The public relations officer of the command, DSP Nnamdi Omoni, responded to the incident, stating, "The deputy commissioner of police in charge of operation and other tactical heads have been mobilized there to restore peace."
Omoni added, "The Commissioner of Police (Ahmed Zaki) has launched a manhunt for the bandits to ensure they are arrested and prosecuted.
"When the DCP and the teams there conclude we will know the total number of people involved."
BBC noted that at first, residents in Omuku town had difficulty distinguishing the gunshots from the firework celebrations.
The town is known for its violent crimes, and has seen an increase of violence this past year, with militants aiming to control a greater share of the oil-producing region.

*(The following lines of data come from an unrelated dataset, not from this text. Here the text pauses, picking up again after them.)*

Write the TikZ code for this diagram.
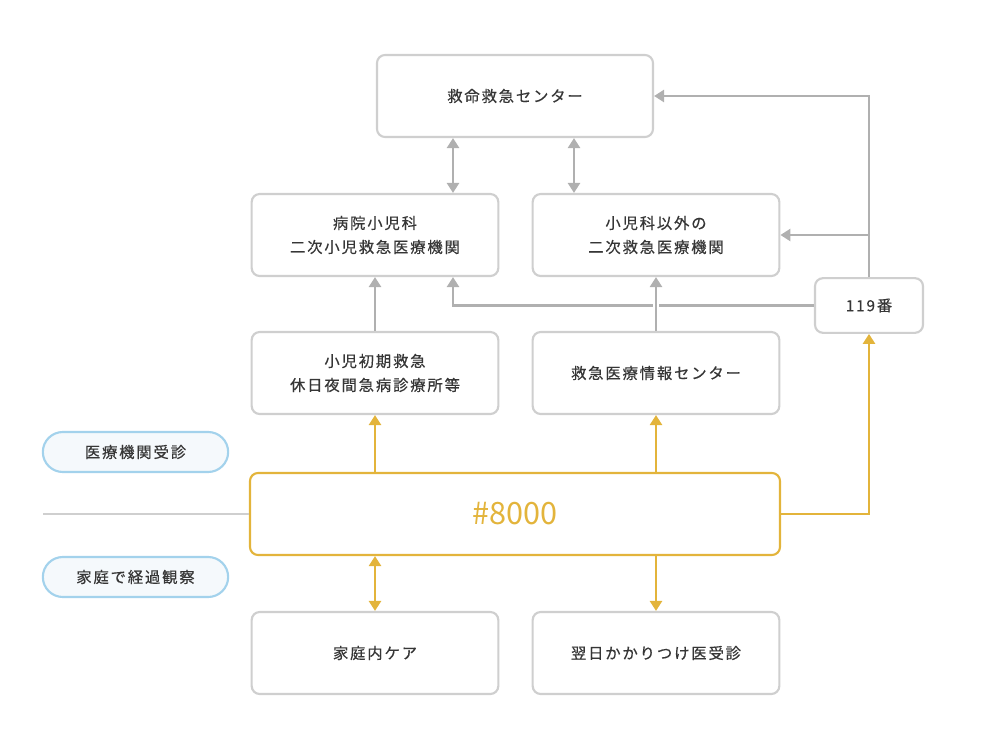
\documentclass[tikz,border=0pt]{standalone}
\usepackage{fontspec}
\usetikzlibrary{arrows.meta,positioning}
\newfontfamily\jpfont[LetterSpace=12,FakeBold=0.5]{Noto Sans CJK JP}
\newfontfamily\numfont{Noto Sans CJK JP}
\definecolor{boxgray}{HTML}{CFCFCF}
\definecolor{linegray}{HTML}{B0B0B0}
\definecolor{gold}{HTML}{E3B43B}
\definecolor{textgray}{HTML}{363636}
\definecolor{pillblue}{HTML}{A3D2EC}
\definecolor{pillfill}{HTML}{F5F9FC}
\tikzset{
  >={Triangle[width=9pt,length=7.5pt]},
  box/.style={draw=boxgray,line width=1.6pt,rounded corners=6pt,fill=white,text=textgray,
    align=center,minimum width=185pt,minimum height=61.5pt,
    font=\jpfont\fontsize{11.5}{18}\selectfont},
  mainbox/.style={box,draw=gold,text=gold,minimum width=397.5pt,
    font=\numfont\fontsize{23}{26}\selectfont},
  pill/.style={draw=pillblue,line width=1.6pt,rounded corners=15pt,fill=pillfill,text=textgray,
    minimum width=139pt,minimum height=30pt,font=\jpfont\fontsize{11.5}{18}\selectfont},
  gline/.style={draw=linegray,line width=2pt},
  yline/.style={draw=gold,line width=2pt}
}
\begin{document}
\begin{tikzpicture}[x=0.75pt,y=-0.75pt]
\useasboundingbox (0,0) rectangle (1000,750);

% upper rows
\node [box,minimum width=207pt] (node1) at (515,96) {救命救急センター};
\node [box] (node2) at (375,235) {病院小児科\\二次小児救急医療機関};
\node [box] (node3) at (656,235) {小児科以外の\\二次救急医療機関};
\node [box,minimum width=81pt,minimum height=41pt] (node4) at (869,305.5) {119番};
\node [box] (node5) at (375,373) {小児初期救急\\休日夜間急病診療所等};
\node [box] (node6) at (656,373) {救急医療情報センター};

% #8000 and below
\node [mainbox] (node7) at (515,514) {\#8000};
\coordinate (node7-1) at (43,514);
\node [box] (node8) at (375,653) {家庭内ケア};
\node [box] (node9) at (656,653) {翌日かかりつけ医受診};

\node [pill] (node10) at (135.5,452) {医療機関受診};
\node [pill] (node11) at (135.5,577) {家庭で経過観察};

\draw[gline,<->]([xshift=58.5pt]node2.north)--([xshift=58.5pt]node2.north |- node1.south);
\draw[gline,<->]([xshift=-61.5pt]node3.north)--([xshift=-61.5pt]node3.north |- node1.south);
\draw[gline,->](node4.north)|-(node1.east);
\draw[gline,->](node4.north |- node3.east)--(node3.east);
\draw[gline,->](node4.west)-|([xshift=58.5pt]node2.south);
\draw[gline,->](node5.north)--(node2.south);
\draw[gline,->,preaction={draw=white,line width=5pt,-,shorten <=2pt,shorten >=10pt}](node6.north)--(node3.south);

\draw[draw=boxgray,line width=1.6pt](node7-1)--(node7.west);
\draw[yline,->](node7.north -| node5.south)--(node5.south);
\draw[yline,->](node7.north -| node6.south)--(node6.south);
\draw[yline,->](node7.east)-|(node4.south);
\draw[yline,<->](node7.south -| node8.north)--(node8.north);
\draw[yline,->](node7.south -| node9.north)--(node9.north);

\end{tikzpicture}
\end{document}
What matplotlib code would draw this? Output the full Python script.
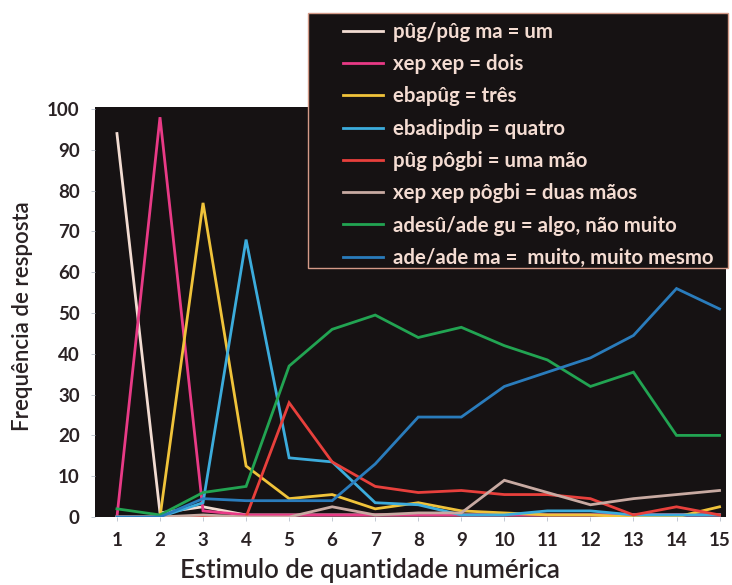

While it is not yet clear whether the attack on the church was connected to the oil conflict, Christians in Nigeria suffered violently at the hands of different groups in 2017.
Four Christians taking part in Christmas carols were killed just two days before Christmas, with another 10 critically injured. The suspects were identified as Fulani herdsmen, who've slaughtered hundreds of believers over the year.
Southern Kaduna People's Union responded to the killing during Christmas, with national public relations officer Yakubu Kuzamani stating, "This has left us wondering why people who had gathered peacefully for joyful Christmas carols in their village should be gunned down for no reasons."
Southern Kaduna Progressive Youth Forum National Chairman Andrew Kure called the act "barbaric, wicked, and inhuman" and one that "should be condemned by all people of good conscience."
Stephen Mamza, chairman of the local Christian Association of Nigeria, said that at least 100 people were killed by the Fulani on attacks on several villages in December alone, with many others missing.
Islamic terror group Boko Haram has also separately been waging a war on Christians, government officials, and Muslims who do not support it for years, seeking to drive out all followers of Jesus Christ from the country.
Persecution watchdog group Open Doors USA ranked Nigeria as the 12th-worst country in the world when it came to Christian persecution in its 2017 World Watch List.